* Begin *
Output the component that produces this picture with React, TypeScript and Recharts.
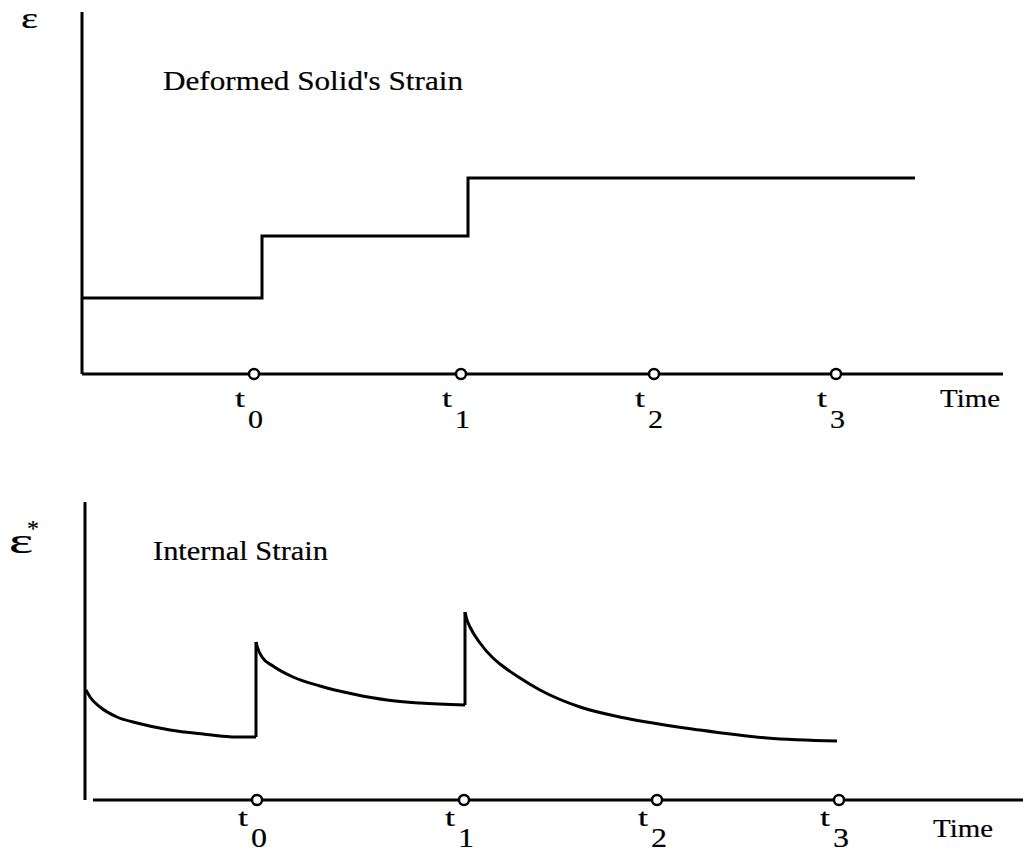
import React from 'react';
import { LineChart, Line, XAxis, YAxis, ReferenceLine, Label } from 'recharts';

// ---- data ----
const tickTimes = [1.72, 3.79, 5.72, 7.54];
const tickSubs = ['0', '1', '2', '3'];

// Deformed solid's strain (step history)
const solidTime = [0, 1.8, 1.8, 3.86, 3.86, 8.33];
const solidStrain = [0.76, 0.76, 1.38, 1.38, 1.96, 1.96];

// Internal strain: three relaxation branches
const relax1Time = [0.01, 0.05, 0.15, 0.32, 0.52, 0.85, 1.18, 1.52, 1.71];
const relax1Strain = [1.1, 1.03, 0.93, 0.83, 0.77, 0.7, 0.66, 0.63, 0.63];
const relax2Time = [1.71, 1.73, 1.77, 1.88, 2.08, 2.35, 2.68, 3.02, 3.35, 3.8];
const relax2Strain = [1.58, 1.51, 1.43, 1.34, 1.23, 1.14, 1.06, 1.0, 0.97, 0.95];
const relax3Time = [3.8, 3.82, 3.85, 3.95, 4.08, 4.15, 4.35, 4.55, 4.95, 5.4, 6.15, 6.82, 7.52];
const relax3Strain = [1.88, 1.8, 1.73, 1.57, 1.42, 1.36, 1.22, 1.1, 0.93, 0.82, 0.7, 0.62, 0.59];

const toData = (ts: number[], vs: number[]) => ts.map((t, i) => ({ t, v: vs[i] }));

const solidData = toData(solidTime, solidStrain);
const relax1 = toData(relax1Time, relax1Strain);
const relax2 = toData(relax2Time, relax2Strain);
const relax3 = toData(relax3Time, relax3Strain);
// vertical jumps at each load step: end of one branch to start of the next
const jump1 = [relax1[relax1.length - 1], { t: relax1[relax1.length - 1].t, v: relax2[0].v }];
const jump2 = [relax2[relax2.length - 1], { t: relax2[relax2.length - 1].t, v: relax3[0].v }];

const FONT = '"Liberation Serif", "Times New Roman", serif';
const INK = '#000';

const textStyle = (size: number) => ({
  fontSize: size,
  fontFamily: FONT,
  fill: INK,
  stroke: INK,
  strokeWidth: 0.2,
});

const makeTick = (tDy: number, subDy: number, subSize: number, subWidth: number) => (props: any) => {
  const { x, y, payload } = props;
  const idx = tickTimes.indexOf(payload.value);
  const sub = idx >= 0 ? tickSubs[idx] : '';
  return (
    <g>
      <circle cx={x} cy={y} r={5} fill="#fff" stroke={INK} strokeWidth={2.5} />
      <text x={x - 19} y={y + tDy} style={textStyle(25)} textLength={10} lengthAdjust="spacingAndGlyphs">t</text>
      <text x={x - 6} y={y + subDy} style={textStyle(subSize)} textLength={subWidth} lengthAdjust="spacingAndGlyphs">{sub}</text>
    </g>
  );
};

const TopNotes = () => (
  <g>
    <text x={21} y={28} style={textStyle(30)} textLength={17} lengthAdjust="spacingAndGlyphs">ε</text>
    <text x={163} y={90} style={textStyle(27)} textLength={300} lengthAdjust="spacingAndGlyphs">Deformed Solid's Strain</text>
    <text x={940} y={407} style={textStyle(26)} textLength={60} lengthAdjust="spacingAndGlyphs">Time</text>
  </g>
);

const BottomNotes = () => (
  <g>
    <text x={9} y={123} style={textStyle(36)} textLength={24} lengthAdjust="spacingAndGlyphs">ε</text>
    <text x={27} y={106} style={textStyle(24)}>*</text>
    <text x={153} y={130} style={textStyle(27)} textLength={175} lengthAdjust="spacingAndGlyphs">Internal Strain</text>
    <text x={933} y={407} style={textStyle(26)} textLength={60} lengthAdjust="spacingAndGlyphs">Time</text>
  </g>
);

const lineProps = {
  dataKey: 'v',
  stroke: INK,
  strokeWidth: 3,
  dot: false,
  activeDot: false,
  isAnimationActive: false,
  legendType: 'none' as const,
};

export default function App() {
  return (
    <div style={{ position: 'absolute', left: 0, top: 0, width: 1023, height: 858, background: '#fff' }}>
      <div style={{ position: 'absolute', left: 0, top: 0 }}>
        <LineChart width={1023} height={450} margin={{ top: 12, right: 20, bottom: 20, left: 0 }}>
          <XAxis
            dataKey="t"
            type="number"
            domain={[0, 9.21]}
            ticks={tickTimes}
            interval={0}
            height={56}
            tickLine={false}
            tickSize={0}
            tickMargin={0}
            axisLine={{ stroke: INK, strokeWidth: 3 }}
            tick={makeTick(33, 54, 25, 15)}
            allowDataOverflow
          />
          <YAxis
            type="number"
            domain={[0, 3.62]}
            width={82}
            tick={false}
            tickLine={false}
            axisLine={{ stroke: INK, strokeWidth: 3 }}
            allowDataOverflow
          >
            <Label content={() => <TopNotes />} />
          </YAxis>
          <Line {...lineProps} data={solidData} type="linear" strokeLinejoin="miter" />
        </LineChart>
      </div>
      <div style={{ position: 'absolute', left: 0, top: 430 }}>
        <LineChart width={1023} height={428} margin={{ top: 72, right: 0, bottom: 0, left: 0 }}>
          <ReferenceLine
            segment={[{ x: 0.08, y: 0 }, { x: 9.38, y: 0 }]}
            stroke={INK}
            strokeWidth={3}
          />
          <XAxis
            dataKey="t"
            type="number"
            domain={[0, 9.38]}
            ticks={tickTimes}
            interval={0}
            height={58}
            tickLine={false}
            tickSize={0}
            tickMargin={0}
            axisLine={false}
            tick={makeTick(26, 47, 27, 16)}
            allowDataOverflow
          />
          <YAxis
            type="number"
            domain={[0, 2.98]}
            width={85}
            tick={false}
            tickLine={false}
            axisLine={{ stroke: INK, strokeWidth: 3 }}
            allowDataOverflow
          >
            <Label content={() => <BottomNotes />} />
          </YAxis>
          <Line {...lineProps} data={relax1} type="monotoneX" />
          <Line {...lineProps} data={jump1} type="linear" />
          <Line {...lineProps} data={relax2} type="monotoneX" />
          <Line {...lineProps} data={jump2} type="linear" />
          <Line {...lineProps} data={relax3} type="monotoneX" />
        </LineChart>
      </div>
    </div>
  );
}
* End *
» **Goal**: Leave out the pictures and restate, word for word, the lines from the top of the data through the line containing "const toData = (ts: number[], vs: number[])", both included.

» **Solution to the problem**:
Output the component that produces this picture with React, TypeScript and Recharts.
import React from 'react';
import { LineChart, Line, XAxis, YAxis, ReferenceLine, Label } from 'recharts';

// ---- data ----
const tickTimes = [1.72, 3.79, 5.72, 7.54];
const tickSubs = ['0', '1', '2', '3'];

// Deformed solid's strain (step history)
const solidTime = [0, 1.8, 1.8, 3.86, 3.86, 8.33];
const solidStrain = [0.76, 0.76, 1.38, 1.38, 1.96, 1.96];

// Internal strain: three relaxation branches
const relax1Time = [0.01, 0.05, 0.15, 0.32, 0.52, 0.85, 1.18, 1.52, 1.71];
const relax1Strain = [1.1, 1.03, 0.93, 0.83, 0.77, 0.7, 0.66, 0.63, 0.63];
const relax2Time = [1.71, 1.73, 1.77, 1.88, 2.08, 2.35, 2.68, 3.02, 3.35, 3.8];
const relax2Strain = [1.58, 1.51, 1.43, 1.34, 1.23, 1.14, 1.06, 1.0, 0.97, 0.95];
const relax3Time = [3.8, 3.82, 3.85, 3.95, 4.08, 4.15, 4.35, 4.55, 4.95, 5.4, 6.15, 6.82, 7.52];
const relax3Strain = [1.88, 1.8, 1.73, 1.57, 1.42, 1.36, 1.22, 1.1, 0.93, 0.82, 0.7, 0.62, 0.59];

const toData = (ts: number[], vs: number[]) => ts.map((t, i) => ({ t, v: vs[i] }));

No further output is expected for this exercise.